OK guys you got me hot does anybody have info on this one I can’t find one help thank you so much for all your efforts




					thecabe.com
				




Best Regards,

Adrian


----------



## dave the wave (Apr 25, 2020)

hard to tell frome the space where the tires go.it could 28in. or 26in.balloon tire. i am going to say circa 1930+/- . i have never seen a fish mouth tubing on a westfield but i could be wrong. i might even be shelby?


----------



## Archie Sturmer (Apr 25, 2020)

Truss tube looks small; hard to see; and how small is small. 
Who used small truss tubes, Iver Johnson; Emblem Angola; Miami Cycle; any others. 
The fat “J” shape of the fork rake also looks peculiar.


----------



## benshl1994 (Apr 26, 2020)

The research I’ve been doing shows me that Westfield J would be 1942? I’m new to this and it seems there is sooo much to know to figure this out. I think it’s j48715 serial number. If that’s the case then what manufacture and year would that be?


----------



## Mercian (Apr 27, 2020)

Hi @benshl1994 

_The research I’ve been doing shows me that Westfield J would be 1942? I’m new to this and it seems there is sooo much to know to figure this out. I think it’s j48715 serial number. If that’s the case then what manufacture and year would that be?_

Good, I encourage people to do research of their own.

Yes it's J48715.

Westfield used a system composed of a letter to indicate the year, and a sequential frame number. For various reasons, they never went all the way from A-Z, and went back to A every so often. Also they didn't use I or O because they were too similar to 1 and 0.

Westfield used J in 1918, 1931 and 1945.

It's not 1945, because the J used was capitalised, like this one, and yours isn't.





Image from Krakatoa's very nice 1945 bike, currently for sale here: https://thecabe.com/forum/threads/1...ilian-blackout-ballooner.169930/#post-1154649

Also, Westfields between 1934 and 1945 used a separate dating system for the manufacture of the frame. In the picture above, you can see N5, which is May 1945. This picture is a good example of how the N5 was stamped first, then the frame painted (the paint is in the numbers), and then the J serial number stamped when the bike was complete after painting (the paint has cracked out of these numbers).

More details here, especially post 11.https://thecabe.com/forum/threads/westfield-frame-numbers-1933-1945.100743/

Which leaves 1931 and 1919. The same J was used in the stamping in these years, so really it's a question of looking at the available models.

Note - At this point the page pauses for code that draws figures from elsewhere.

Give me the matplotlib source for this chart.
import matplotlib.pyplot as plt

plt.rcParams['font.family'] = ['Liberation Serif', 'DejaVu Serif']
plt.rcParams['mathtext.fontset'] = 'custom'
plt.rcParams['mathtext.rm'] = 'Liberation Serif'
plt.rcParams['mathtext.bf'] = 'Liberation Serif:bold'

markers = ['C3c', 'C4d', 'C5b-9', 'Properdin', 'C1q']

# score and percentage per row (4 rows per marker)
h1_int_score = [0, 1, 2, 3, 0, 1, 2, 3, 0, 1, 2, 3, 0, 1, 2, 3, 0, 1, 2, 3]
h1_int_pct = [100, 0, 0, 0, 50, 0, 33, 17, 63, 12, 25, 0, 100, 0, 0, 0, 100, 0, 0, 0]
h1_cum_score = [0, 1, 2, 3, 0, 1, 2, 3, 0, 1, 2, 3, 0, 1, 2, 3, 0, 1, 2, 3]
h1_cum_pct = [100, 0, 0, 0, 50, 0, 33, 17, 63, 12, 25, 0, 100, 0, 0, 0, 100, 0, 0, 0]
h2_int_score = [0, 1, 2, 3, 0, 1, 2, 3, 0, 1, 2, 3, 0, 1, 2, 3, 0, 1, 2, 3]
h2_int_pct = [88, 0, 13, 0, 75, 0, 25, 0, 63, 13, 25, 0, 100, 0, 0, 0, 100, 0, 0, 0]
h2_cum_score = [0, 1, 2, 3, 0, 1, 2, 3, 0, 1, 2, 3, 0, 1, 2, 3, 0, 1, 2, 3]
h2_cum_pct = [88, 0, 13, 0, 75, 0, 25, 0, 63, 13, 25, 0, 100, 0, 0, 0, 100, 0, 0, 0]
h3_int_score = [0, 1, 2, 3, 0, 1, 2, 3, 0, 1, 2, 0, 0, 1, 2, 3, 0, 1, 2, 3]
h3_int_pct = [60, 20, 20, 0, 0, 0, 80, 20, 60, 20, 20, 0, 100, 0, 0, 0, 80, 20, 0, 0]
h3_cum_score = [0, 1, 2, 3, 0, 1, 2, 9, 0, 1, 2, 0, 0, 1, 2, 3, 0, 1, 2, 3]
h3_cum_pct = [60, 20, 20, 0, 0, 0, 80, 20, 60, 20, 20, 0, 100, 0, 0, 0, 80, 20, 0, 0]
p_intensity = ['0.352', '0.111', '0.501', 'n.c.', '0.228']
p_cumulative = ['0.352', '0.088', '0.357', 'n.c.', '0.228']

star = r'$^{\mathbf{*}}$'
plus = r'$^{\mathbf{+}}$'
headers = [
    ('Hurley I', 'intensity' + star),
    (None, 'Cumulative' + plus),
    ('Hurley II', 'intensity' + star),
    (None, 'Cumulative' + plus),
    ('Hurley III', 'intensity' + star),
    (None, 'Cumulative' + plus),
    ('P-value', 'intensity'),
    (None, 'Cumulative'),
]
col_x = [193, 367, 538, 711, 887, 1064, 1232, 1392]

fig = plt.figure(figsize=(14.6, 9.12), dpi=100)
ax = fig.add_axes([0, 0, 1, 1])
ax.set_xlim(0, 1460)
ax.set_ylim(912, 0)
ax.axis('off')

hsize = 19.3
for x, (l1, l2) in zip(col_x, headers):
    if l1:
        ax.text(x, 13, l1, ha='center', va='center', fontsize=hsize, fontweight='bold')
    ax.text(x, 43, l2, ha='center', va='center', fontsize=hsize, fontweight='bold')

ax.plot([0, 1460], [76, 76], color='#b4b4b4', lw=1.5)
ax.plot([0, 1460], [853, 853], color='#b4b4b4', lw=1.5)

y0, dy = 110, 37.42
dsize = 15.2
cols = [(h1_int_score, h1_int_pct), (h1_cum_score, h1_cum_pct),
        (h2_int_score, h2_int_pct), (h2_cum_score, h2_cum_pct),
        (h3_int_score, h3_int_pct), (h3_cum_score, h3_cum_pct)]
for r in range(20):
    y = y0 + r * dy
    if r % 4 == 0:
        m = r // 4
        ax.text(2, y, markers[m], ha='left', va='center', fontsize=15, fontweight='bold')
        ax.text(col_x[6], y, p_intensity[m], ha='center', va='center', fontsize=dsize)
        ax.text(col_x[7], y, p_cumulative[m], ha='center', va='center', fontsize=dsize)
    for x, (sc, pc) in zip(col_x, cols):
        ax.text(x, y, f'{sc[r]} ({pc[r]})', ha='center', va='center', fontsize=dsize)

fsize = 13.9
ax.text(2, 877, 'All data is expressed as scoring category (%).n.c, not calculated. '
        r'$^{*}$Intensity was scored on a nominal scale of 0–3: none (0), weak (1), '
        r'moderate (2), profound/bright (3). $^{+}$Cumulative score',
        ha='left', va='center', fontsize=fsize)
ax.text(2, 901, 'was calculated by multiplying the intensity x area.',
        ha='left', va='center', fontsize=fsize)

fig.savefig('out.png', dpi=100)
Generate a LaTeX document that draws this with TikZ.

This 1931 Niagara is produced by Westfield, and is very similar to your frame, with the same fork and headset, except for the chainwheel. But your chainwheel is seen on 1930's produced Westfields.









						Niagara motor bike | Antique Bicycles Pre-1933
					

Picked this up,last week all original. As usual nothing out there about the bike.westfield?has clincher rims on it so a set of tires and I have a rider.




					thecabe.com
				




I hope that helps.

Best Regards,

Adrian


----------



## SKPC (Apr 27, 2020)

Those rear threaded axle adjusters are not typical westfield.  One piece/solid...Hmmm..... Nor any other maker I have seen thus far. I wonder if someone has a 20's 30's bike with this kind of single piece design.


----------



## Archie Sturmer (Apr 27, 2020)

Great research @Mercian  - I believe that @dave the wave and I were both thinking about pre-31 Westfield motorbikes with a reinforcement band where the truss tube joins the seat tube mast.


----------